### WRITTEN PROBLEM
Return the material exactly, first line through the line containing "40, 45, 50]", and nothing more. Pictures stay out.

BEGIN MATERIAL

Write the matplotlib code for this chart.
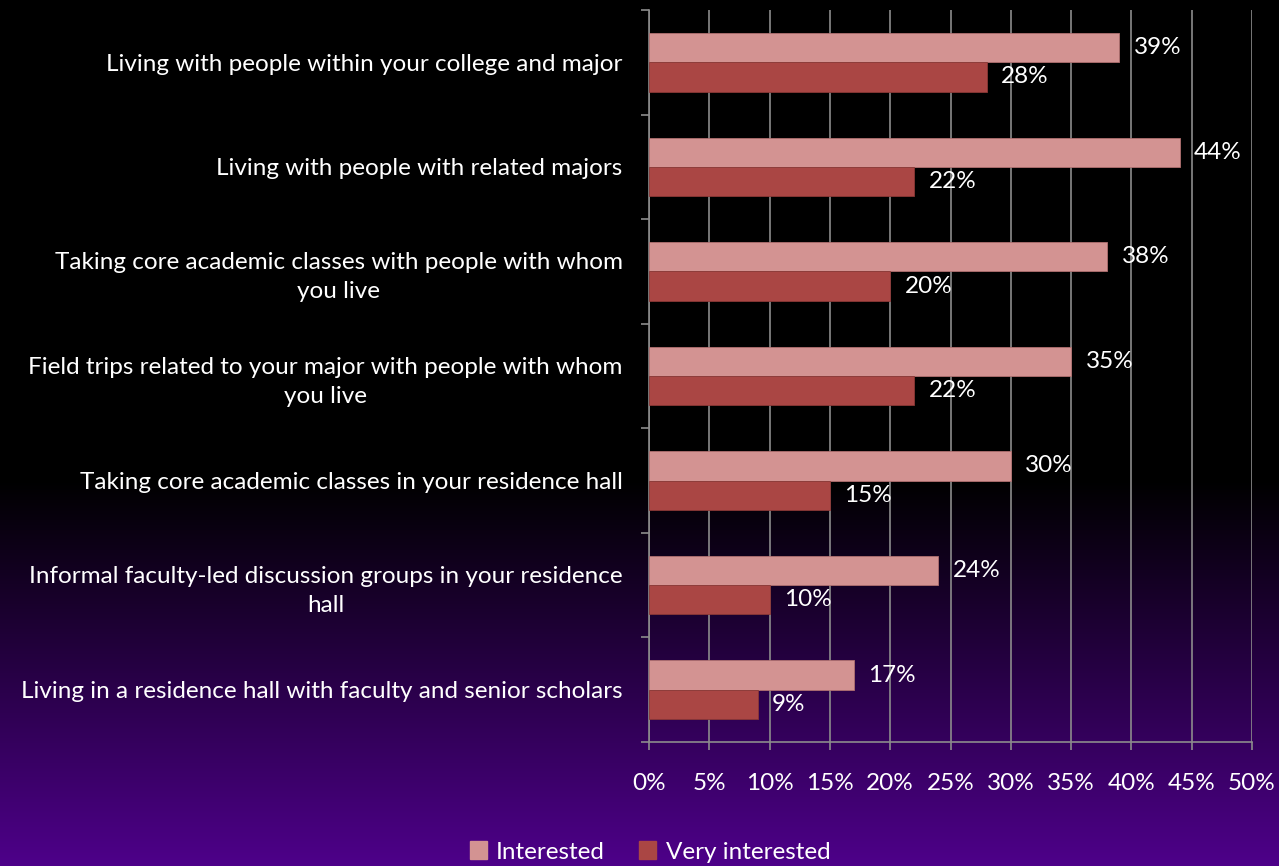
import numpy as np
import matplotlib
matplotlib.use("Agg")
import matplotlib.pyplot as plt
from matplotlib.patches import Patch

plt.rcParams['font.family'] = ['Lato', 'DejaVu Sans']

categories = [
    "Living with people within your college and major",
    "Living with people with related majors",
    "Taking core academic classes with people with whom\nyou live",
    "Field trips related to your major with people with whom\nyou live",
    "Taking core academic classes in your residence hall",
    "Informal faculty-led discussion groups in your residence\nhall",
    "Living in a residence hall with faculty and senior scholars",
]
interested = [39, 44, 38, 35, 30, 24, 17]
very_interested = [28, 22, 20, 22, 15, 10, 9]
xticks = [0, 5, 10, 15, 20, 25, 30, 35, 40, 45, 50]

col_int = "#D39392"
col_very = "#AA4644"
grid_col = "#8C8C8C"
fs = 17.5

fig = plt.figure(figsize=(12.79, 8.66), dpi=100)

# background: black fading to indigo toward the bottom
bg = fig.add_axes([0, 0, 1, 1], zorder=-1)
h = 866
rows = np.arange(h)
t = np.clip((rows - 480) / (h - 480), 0, 1)[:, None]
purple = np.array([78, 0, 138]) / 255.0
img = (t * purple)[:, None, :] * np.ones((1, 4, 1))
bg.imshow(img, aspect="auto", extent=[0, 1, 0, 1], origin="upper")
bg.axis("off")

ax = fig.add_axes([649 / 1279, 1 - 742 / 866, 603 / 1279, 732 / 866])
ax.set_facecolor("none")

n = len(categories)
y = np.arange(n)
bh = 0.28
ax.barh(y - bh / 2, interested, height=bh, color=col_int, edgecolor="#B07070", linewidth=0.6, zorder=3)
ax.barh(y + bh / 2, very_interested, height=bh, color=col_very, edgecolor="#8A3836", linewidth=0.6, zorder=3)

for i in range(n):
    ax.text(interested[i] + 1.2, y[i] - bh / 2, f"{interested[i]}%", color="white",
            fontsize=fs, va="center", ha="left", zorder=4)
    ax.text(very_interested[i] + 1.2, y[i] + bh / 2, f"{very_interested[i]}%", color="white",
            fontsize=fs, va="center", ha="left", zorder=4)

ax.set_ylim(n - 0.5, -0.5)
ax.set_xlim(0, 50)
ax.set_xticks(xticks)
ax.set_xticklabels([f"{v}%" for v in xticks], color="white", fontsize=fs)
ax.tick_params(axis="x", length=6, color=grid_col, pad=16, width=1.2)

ax.set_yticks(np.arange(-0.5, n, 1.0))
ax.set_yticklabels([])
ax.tick_params(axis="y", length=6, color=grid_col, width=1.2)
ax.set_yticks(y, minor=True)
ax.set_yticklabels(categories, minor=True, color="white", fontsize=fs,
                   multialignment="center", linespacing=1.45)
ax.tick_params(axis="y", which="minor", length=0, pad=19)

ax.grid(axis="x", color=grid_col, linewidth=1.2, zorder=0)
for side in ["top", "right"]:
    ax.spines[side].set_visible(False)
for side in ["left", "bottom"]:
    ax.spines[side].set_color(grid_col)
    ax.spines[side].set_linewidth(1.2)

handles = [Patch(color=col_int, label="Interested"), Patch(color=col_very, label="Very interested")]
fig.legend(handles=handles, loc="center", bbox_to_anchor=(650 / 1279, 1 - 852 / 866), ncol=2,
           frameon=False, fontsize=fs, labelcolor="white", handlelength=0.7, handleheight=0.7,
           handletextpad=0.4, columnspacing=1.4)

fig.savefig("out.png", dpi=100)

END MATERIAL

### EXERCISE RESPONSE
Write the matplotlib code for this chart.
import numpy as np
import matplotlib
matplotlib.use("Agg")
import matplotlib.pyplot as plt
from matplotlib.patches import Patch

plt.rcParams['font.family'] = ['Lato', 'DejaVu Sans']

categories = [
    "Living with people within your college and major",
    "Living with people with related majors",
    "Taking core academic classes with people with whom\nyou live",
    "Field trips related to your major with people with whom\nyou live",
    "Taking core academic classes in your residence hall",
    "Informal faculty-led discussion groups in your residence\nhall",
    "Living in a residence hall with faculty and senior scholars",
]
interested = [39, 44, 38, 35, 30, 24, 17]
very_interested = [28, 22, 20, 22, 15, 10, 9]
xticks = [0, 5, 10, 15, 20, 25, 30, 35, 40, 45, 50]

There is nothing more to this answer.